Quote word for word the lines below, beginning with the first and ending with the one that has "import plotly.graph_objects as go". Drop the pictures.
_ _ _ _ _ _ _
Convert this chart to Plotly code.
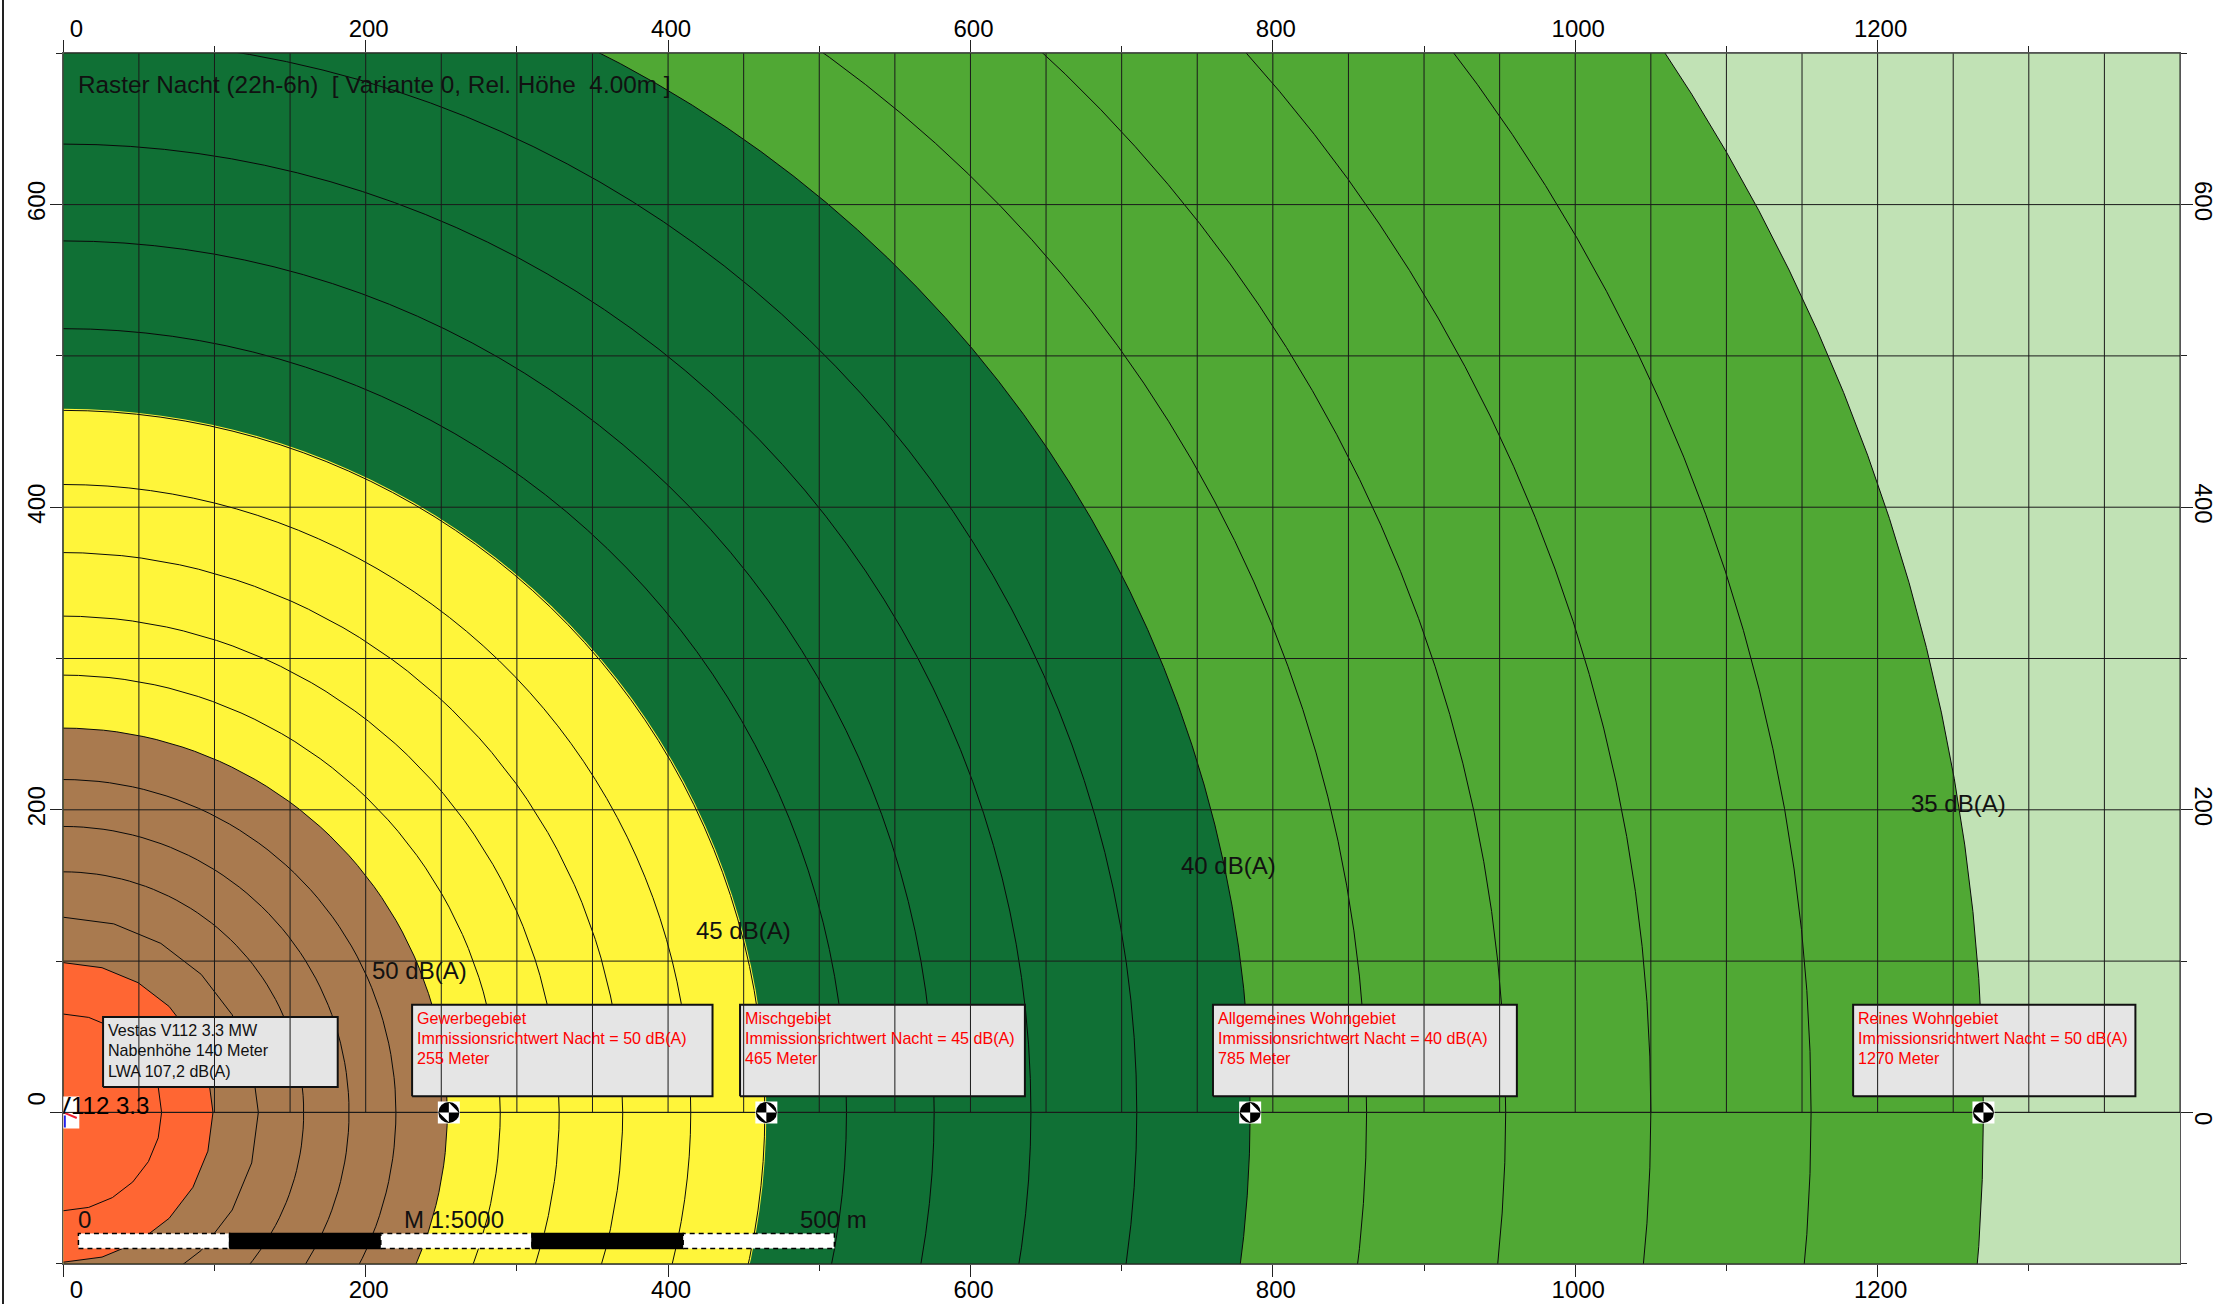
import numpy as np
import plotly.graph_objects as go

# ---- data ----
BAND_RADII = [1270, 785, 465, 254, 99]
BAND_COLORS = ["#50a834", "#107035", "#fff53a", "#a97a4f", "#ff6633"]
OUTER_COLOR = "#c1e2b5"
CONTOUR_RADII = [65, 99, 129, 159, 189, 220, 254, 289, 328, 370, 415, 464, 518, 576, 640,
                 710, 785, 862, 954, 1050, 1156, 1270]
X_GRID = list(range(0, 1401, 50))
Y_GRID = list(range(-100, 701, 100))
X_TICKS = [0, 200, 400, 600, 800, 1000, 1200]
Y_TICKS = [0, 200, 400, 600]
ISO_LABELS = ["50 dB(A)", "45 dB(A)", "40 dB(A)", "35 dB(A)"]
ISO_X = [203, 417, 738, 1221]
ISO_Y = [94, 120, 163, 204]
STATION_X = [255, 465, 785, 1270]
STATION_Y = [0, 0, 0, 0]
BOX_LINES = [
    ["Vestas V112 3.3 MW", "Nabenhöhe 140 Meter", "LWA 107,2 dB(A)"],
    ["Gewerbegebiet", "Immissionsrichtwert Nacht = 50 dB(A)", "255 Meter"],
    ["Mischgebiet", "Immissionsrichtwert Nacht = 45 dB(A)", "465 Meter"],
    ["Allgemeines Wohngebiet", "Immissionsrichtwert Nacht = 40 dB(A)", "785 Meter"],
    ["Reines Wohngebiet", "Immissionsrichtwert Nacht = 50 dB(A)", "1270 Meter"],
]
BOX_X0 = [26.3, 230.7, 447.6, 760.4, 1183.8]
BOX_X1 = [181.5, 429.4, 636.0, 961.4, 1370.5]
BOX_Y0 = [16.8, 10.6, 10.6, 10.6, 10.6]
BOX_Y1 = [63.1, 71.2, 71.2, 71.2, 71.2]
BOX_COLORS = ["#111111", "#ff0000", "#ff0000", "#ff0000", "#ff0000"]
SCALE_EDGES = [10, 110, 210, 310, 410, 510]
SCALE_Y = [-90, -80]
TITLE = "Raster Nacht (22h-6h)  [ Variante 0, Rel. Höhe  4.00m ]"

W, H = 2218, 1304
PX_L, PX_R, PX_T, PX_B = 63.3, 2180.0, 53.3, 1263.7
FONT = "Liberation Sans"


def arc(r):
    step = 15 if r <= 130 else 2
    t = np.radians(np.arange(-90, 90 + step, step))
    return r * np.cos(t), r * np.sin(t)


fig = go.Figure()

for r, c in zip(BAND_RADII, BAND_COLORS):
    x, y = arc(r)
    fig.add_trace(go.Scatter(x=list(x) + [0, x[0]], y=list(y) + [0, y[0]], mode="lines",
                             fill="toself", fillcolor=c, line=dict(width=0), hoverinfo="skip"))
for r in CONTOUR_RADII:
    x, y = arc(r)
    fig.add_trace(go.Scatter(x=x, y=y, mode="lines", line=dict(color="#0a0a0a", width=1), hoverinfo="skip"))

# boxes
for x0, x1, y0, y1 in zip(BOX_X0, BOX_X1, BOX_Y0, BOX_Y1):
    fig.add_trace(go.Scatter(x=[x0, x1, x1, x0, x0], y=[y0, y0, y1, y1, y0], mode="lines", fill="toself",
                             fillcolor="#e5e5e5", line=dict(color="#111111", width=2), hoverinfo="skip"))

# grid above everything below
gx, gy = [], []
for v in X_GRID:
    gx += [v, v, None]
    gy += [0, 700, None]
for v in Y_GRID:
    gx += [0, 1400, None]
    gy += [v, v, None]
fig.add_trace(go.Scatter(x=gx, y=gy, mode="lines", line=dict(color="#1a1a1a", width=1), hoverinfo="skip"))

# scale bar
for i in range(len(SCALE_EDGES) - 1):
    a, b = SCALE_EDGES[i], SCALE_EDGES[i + 1]
    dark = i % 2 == 1
    fig.add_trace(go.Scatter(x=[a, b, b, a, a], y=[SCALE_Y[0], SCALE_Y[0], SCALE_Y[1], SCALE_Y[1], SCALE_Y[0]],
                             mode="lines", fill="toself", fillcolor="#000000" if dark else "#ffffff",
                             line=dict(color="#000000", width=1.5, dash="5px,4px" if not dark else "solid"),
                             hoverinfo="skip"))

# turbine symbol
fig.add_trace(go.Scatter(x=[0], y=[0], mode="markers", marker=dict(symbol="square", size=32, color="#ffffff", line=dict(width=0)), hoverinfo="skip"))
fig.add_trace(go.Scatter(x=[0.5, 8.9], y=[-0.2, -3.7], mode="lines", line=dict(color="#ee2030", width=2), hoverinfo="skip"))
fig.add_trace(go.Scatter(x=[1, 1], y=[-2, -10], mode="lines", line=dict(color="#2020ee", width=2), hoverinfo="skip"))
fig.add_trace(go.Scatter(x=[0, 1400], y=[0, 0], mode="lines", line=dict(color="#1a1a1a", width=1), hoverinfo="skip"))
fig.add_trace(go.Scatter(x=[-5.5], y=[-5], mode="text", text=["V112 3.3"], textposition="top right",
                         textfont=dict(family=FONT, size=24, color="#000000"), hoverinfo="skip"))

# receptors
fig.add_trace(go.Scatter(x=STATION_X, y=STATION_Y, mode="markers", marker=dict(symbol="square", size=22, color="#ffffff", line=dict(width=0)), hoverinfo="skip"))
fig.add_trace(go.Scatter(x=STATION_X, y=STATION_Y, mode="markers", marker=dict(symbol="circle", size=21, color="#000000", line=dict(width=0)), hoverinfo="skip"))
fig.add_trace(go.Scatter(x=STATION_X, y=STATION_Y, mode="markers", marker=dict(symbol="hourglass", angle=45, size=14, color="#ffffff", line=dict(width=0)), hoverinfo="skip"))

# top / right axes carrier
fig.add_trace(go.Scatter(x=[0], y=[0], xaxis="x2", yaxis="y2", mode="markers", marker=dict(opacity=0), hoverinfo="skip"))

ann = []
LINE_STEP = 13.4
for lines, x0, y1, c in zip(BOX_LINES, BOX_X0, BOX_Y1, BOX_COLORS):
    for i, txt in enumerate(lines):
        ann.append(dict(x=x0 + 2, y=y1 - 1.5 - i * LINE_STEP, xref="x", yref="y", xanchor="left", yanchor="top",
                        align="left", text=txt, showarrow=False, font=dict(family=FONT, size=16.1, color=c)))
for txt, x, y in zip(ISO_LABELS, ISO_X, ISO_Y):
    ann.append(dict(x=x, y=y, xref="x", yref="y", xanchor="left", yanchor="middle", text=txt, showarrow=False,
                    font=dict(family=FONT, size=24, color="#111111")))
ann.append(dict(x=8.4, y=679.6, xref="x", yref="y", xanchor="left", yanchor="middle", text=TITLE, showarrow=False,
                font=dict(family=FONT, size=24.3, color="#111111")))
ann.append(dict(x=8.4, y=-71, xref="x", yref="y", xanchor="left", yanchor="middle", text="0", showarrow=False,
                font=dict(family=FONT, size=24, color="#111111")))
ann.append(dict(x=224, y=-71, xref="x", yref="y", xanchor="left", yanchor="middle", text="M 1:5000", showarrow=False,
                font=dict(family=FONT, size=24, color="#111111")))
ann.append(dict(x=486, y=-71, xref="x", yref="y", xanchor="left", yanchor="middle", text="500 m", showarrow=False,
                font=dict(family=FONT, size=24, color="#111111")))

NB = "\u00a0\u00a0\u00a0"
x_text = [NB + "0" if v == 0 else str(v) for v in X_TICKS]
y_text = [NB + "0" if v == 0 else str(v) for v in Y_TICKS]
common = dict(showgrid=False, zeroline=False, automargin=False, ticks="outside", ticklen=12, tickwidth=1, tickcolor="#222222",
              showline=True, linecolor="#555555", linewidth=1, tickfont=dict(family=FONT, size=24, color="#000000"))
xc = dict(common, range=[0, 1400], domain=[PX_L / W, PX_R / W], tickmode="array", tickvals=X_TICKS, ticktext=x_text,
          tickangle=0, ticklabelshift=3,
          minor=dict(tickmode="array", tickvals=list(range(100, 1400, 200)), ticks="outside", ticklen=6, tickcolor="#222222", tickwidth=1))
yc = dict(common, range=[-100, 700], domain=[1 - PX_B / H, 1 - PX_T / H], tickmode="array", tickvals=Y_TICKS, ticktext=y_text,
          minor=dict(tickmode="array", tickvals=[-100, 100, 300, 500, 700], ticks="outside", ticklen=6, tickcolor="#222222", tickwidth=1))

fig.update_layout(
    width=W, height=H, margin=dict(l=0, r=0, t=0, b=0), autosize=False, showlegend=False,
    paper_bgcolor="#ffffff", plot_bgcolor=OUTER_COLOR,
    xaxis=dict(xc, side="bottom", anchor="y", ticklabelstandoff=-8),
    xaxis2=dict(xc, side="top", anchor="y", overlaying="x", ticklabelstandoff=-6),
    yaxis=dict(yc, side="left", anchor="x", tickangle=-90, ticklabelstandoff=-4),
    yaxis2=dict(yc, side="right", anchor="x", overlaying="y", tickangle=90, ticklabelstandoff=-8),
    annotations=ann,
    shapes=[dict(type="line", xref="paper", yref="paper", x0=3 / W, x1=3 / W, y0=0, y1=1,
                 line=dict(color="#222222", width=2))],
)
fig.write_html("out.html", config=dict(displayModeBar=False),
               post_script="document.body.style.margin='0';document.documentElement.style.overflow='hidden';")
_ _ _ _ _ _ _
* _Full response_:
Convert this chart to Plotly code.
import numpy as np
import plotly.graph_objects as go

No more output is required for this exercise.